Her second release, "Untouchable", was added to Sirius XM's playlist as one of the most played tracks on their dance music station for 2011. She wrote a second song for Aly & Fila "Coming home", added to Armin Van Buurens A State of Trance 2012, which charted at No.3 on Beatport. In 2013 she released "Until The End" with Moldavian artist Andrew Rayel which gained the No.1 spot on the Beatport Trance chart and No.70 on Beatport Top 100 Electronic Dance Music tracks, making it her third trance release in the Top 5 Beatport Trance. Her non-EDM releases include a song written for the Egyptian Revolution of 2011, "Standing our ground", composed by Jwaydan and produced by Mat Zo.

In 2010, she performed at some of the world's most popular clubs, including Pacha and Ibiza, opening for artists such as Tiësto and John Digweed. In 2011 she was invited to perform at the famous 'Miss world top model' beauty pageant held in Beirut, Lebanon, and more recently, invited to perform at Armin Van Buuren's ASOT 550 Den Bosch.

In 2014, she left her record label and management to pursue a career away from the electronic dance music scene, to returning to more acoustic-based music.
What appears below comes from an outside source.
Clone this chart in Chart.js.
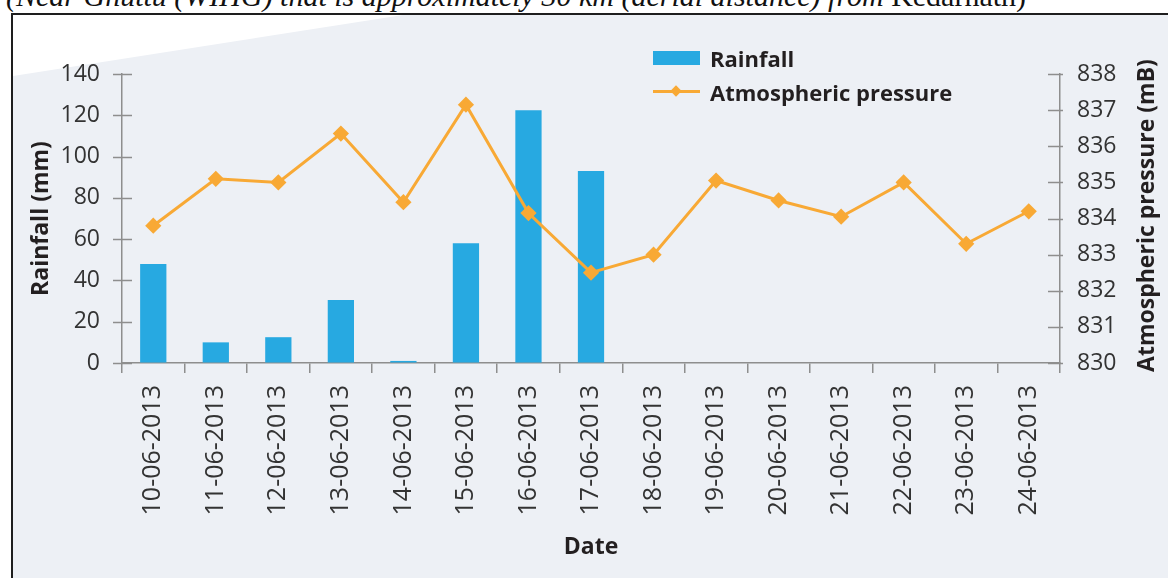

Throughout 2014 her Facebook page was active with updates regarding the track list for her album. An acoustic preview of a song written and performed by Jwaydan "Castles" was published on her social media. There was no further information as to when the album would be released. On her Instagram account, she hinted at stepping back from music to redirect her attention toward creative writing, and particularly the creation and publication of several fantasy fiction books.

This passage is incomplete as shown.